— Begin —

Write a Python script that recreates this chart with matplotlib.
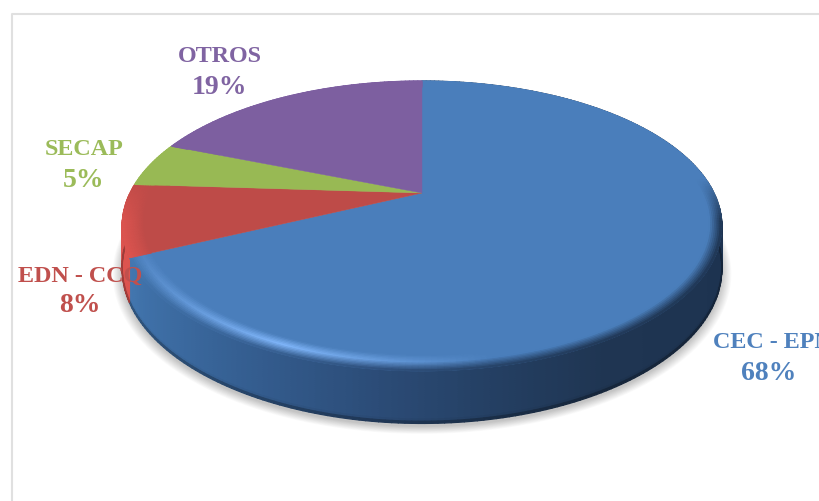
import numpy as np
import matplotlib
matplotlib.use("Agg")
import matplotlib.pyplot as plt
from matplotlib.collections import PolyCollection
from matplotlib.colors import to_rgb
from matplotlib.patches import Polygon

# Shares of the pie, clockwise from twelve o'clock
categories = ["CEC - EPN", "EDN - CCQ", "SECAP", "OTROS"]
shares = [68, 8, 5, 19]

face_colors = ["#4a7ebb", "#be4b48", "#98b954", "#7d5fa0"]
text_colors = ["#4f81bd", "#c0504d", "#9bbb59", "#8064a2"]
name_positions = [(772, 343), (80, 276), (84, 150), (220, 57)]
share_positions = [(769, 374), (80, 306), (84, 181), (220, 88)]

W, H = 820, 502
CX, CY = 422.0, 194.0     # apex of the slices on the canvas
RX, RY = 292.0, 137.5     # radii of the disc before perspective
PERSP = 0.2276            # perspective strength
DEPTH = 40.5              # height of the side wall
BEVEL = 0.93              # radius at which the rounded rim starts


def project(theta, r=1.0, drop=0.0):
    u = r * np.sin(theta)
    v = r * np.cos(theta)
    den = 1 + PERSP * v
    return CX + RX * u / den, CY - RY * v / den + drop / den


def hexes(*cols):
    return np.array([to_rgb(c) for c in cols])


# Colour of the blue wall from left to right
BLUE_U = [-1.0, -0.85, -0.5, -0.1, 0.2, 0.5, 1.0]
BLUE_SIDE = hexes("#4a80bd", "#4072aa", "#355f92", "#2b4b76", "#243f62", "#1f3552", "#1d3350")
SIDE_COLORS = [None, to_rgb("#dc544f"), to_rgb("#a3c55f"), to_rgb("#8a6cb0")]


def side_color(index, theta):
    if index == 0:
        u = np.sin(theta)
        return np.array([np.interp(u, BLUE_U, BLUE_SIDE[:, c]) for c in range(3)])
    return np.array(SIDE_COLORS[index])


def quads(xs, ys):
    """Turn two 2-D vertex grids into a list of quadrilaterals."""
    stack = np.stack([
        np.stack([xs[:-1, :-1], ys[:-1, :-1]], -1),
        np.stack([xs[1:, :-1], ys[1:, :-1]], -1),
        np.stack([xs[1:, 1:], ys[1:, 1:]], -1),
        np.stack([xs[:-1, 1:], ys[:-1, 1:]], -1),
    ], axis=2)
    return stack.reshape(-1, 4, 2)


fig = plt.figure(figsize=(W / 100, H / 100), dpi=100, facecolor="white")
ax = fig.add_axes([0, 0, 1, 1])
ax.set_xlim(0, W)
ax.set_ylim(H, 0)
ax.axis("off")

# Chart frame
ax.plot([12, 12, W], [H, 14.5, 14.5], color="#e0e0e0", lw=1.5, zorder=1)

edges = np.cumsum([0] + shares) / sum(shares) * 2 * np.pi

# Soft shadow under the disc
ring = np.linspace(0, 2 * np.pi, 360)
for grow in np.linspace(1.03, 1.0, 12):
    sx, sy = project(ring, grow, DEPTH)
    ax.add_patch(Polygon(np.c_[sx, sy + 3], closed=True, fc="black", ec="none",
                         alpha=0.02, zorder=2))

for i, (start, stop) in enumerate(zip(edges[:-1], edges[1:])):
    n = max(int((stop - start) / np.radians(1.0)), 2)
    thetas = np.linspace(start, stop, n + 1)
    mids = (thetas[:-1] + thetas[1:]) / 2
    top = np.array(to_rgb(face_colors[i]))

    # Side wall, with a thin dark line along its lower edge
    levels = np.linspace(0, 1, 25)
    grid_t, grid_l = np.meshgrid(thetas, levels)
    xs, ys = project(grid_t, 1.0, DEPTH * grid_l)
    cols = []
    for lev in (levels[:-1] + levels[1:]) / 2:
        shade = 1 - 0.4 * np.clip((lev - 0.93) / 0.07, 0, 1)
        for th in mids:
            cols.append(side_color(i, th) * shade)
    ax.add_collection(PolyCollection(quads(xs, ys), facecolors=cols, edgecolors=cols,
                                     linewidths=0.9, zorder=3))

    # Flat upper face
    px, py = project(thetas)
    ax.add_patch(Polygon(np.r_[[[CX, CY]], np.c_[px, py]], closed=True,
                         fc=top, ec=top, lw=0.3, zorder=4))

    # Rounded rim between the face and the wall
    radii = np.linspace(BEVEL, 1.0, 13)
    grid_t, grid_r = np.meshgrid(thetas, radii)
    xs, ys = project(grid_t, grid_r)
    cols = []
    for r in (radii[:-1] + radii[1:]) / 2:
        t = (r - BEVEL) / (1 - BEVEL)
        for th in mids:
            u, v = np.sin(th), np.cos(th)
            front = np.clip((0.1 - v) / 0.3, 0, 1)
            glow = np.clip(1 - abs(u + 0.4) / 0.6, 0, 1) * front
            wall = top * (1 - front) + side_color(i, th) * front
            if i == 0:
                glint = top * (1 - glow) + np.array(to_rgb("#80b6fa")) * glow
            else:
                glint = top * 0.5 + wall * 0.5
            if t < 0.45:
                c = top + (glint - top) * t / 0.45
            else:
                c = glint + (wall - glint) * (t - 0.45) / 0.55
            cols.append(c)
    ax.add_collection(PolyCollection(quads(xs, ys), facecolors=cols, edgecolors=cols,
                                     linewidths=0.7, zorder=5))

# Slice labels: name above its percentage
for name, share, color, (nx, ny), (sx, sy) in zip(categories, shares, text_colors,
                                                  name_positions, share_positions):
    ax.text(nx, ny, name, color=color, family="Liberation Serif", fontweight="bold",
            fontsize=17.4, ha="center", va="center", zorder=8)
    ax.text(sx, sy, f"{share}%", color=color, family="Liberation Serif", fontweight="bold",
            fontsize=20, ha="center", va="center", zorder=8)

fig.savefig("out.png", dpi=100, facecolor="white")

— End —

What is being asked - Write out, word for word, the lines from the start of the data through the one holding "return np.array(SIDE_COLORS[index])". Omit pictures.

Task output -
Write a Python script that recreates this chart with matplotlib.
import numpy as np
import matplotlib
matplotlib.use("Agg")
import matplotlib.pyplot as plt
from matplotlib.collections import PolyCollection
from matplotlib.colors import to_rgb
from matplotlib.patches import Polygon

# Shares of the pie, clockwise from twelve o'clock
categories = ["CEC - EPN", "EDN - CCQ", "SECAP", "OTROS"]
shares = [68, 8, 5, 19]

face_colors = ["#4a7ebb", "#be4b48", "#98b954", "#7d5fa0"]
text_colors = ["#4f81bd", "#c0504d", "#9bbb59", "#8064a2"]
name_positions = [(772, 343), (80, 276), (84, 150), (220, 57)]
share_positions = [(769, 374), (80, 306), (84, 181), (220, 88)]

W, H = 820, 502
CX, CY = 422.0, 194.0     # apex of the slices on the canvas
RX, RY = 292.0, 137.5     # radii of the disc before perspective
PERSP = 0.2276            # perspective strength
DEPTH = 40.5              # height of the side wall
BEVEL = 0.93              # radius at which the rounded rim starts


def project(theta, r=1.0, drop=0.0):
    u = r * np.sin(theta)
    v = r * np.cos(theta)
    den = 1 + PERSP * v
    return CX + RX * u / den, CY - RY * v / den + drop / den


def hexes(*cols):
    return np.array([to_rgb(c) for c in cols])


# Colour of the blue wall from left to right
BLUE_U = [-1.0, -0.85, -0.5, -0.1, 0.2, 0.5, 1.0]
BLUE_SIDE = hexes("#4a80bd", "#4072aa", "#355f92", "#2b4b76", "#243f62", "#1f3552", "#1d3350")
SIDE_COLORS = [None, to_rgb("#dc544f"), to_rgb("#a3c55f"), to_rgb("#8a6cb0")]


def side_color(index, theta):
    if index == 0:
        u = np.sin(theta)
        return np.array([np.interp(u, BLUE_U, BLUE_SIDE[:, c]) for c in range(3)])
    return np.array(SIDE_COLORS[index])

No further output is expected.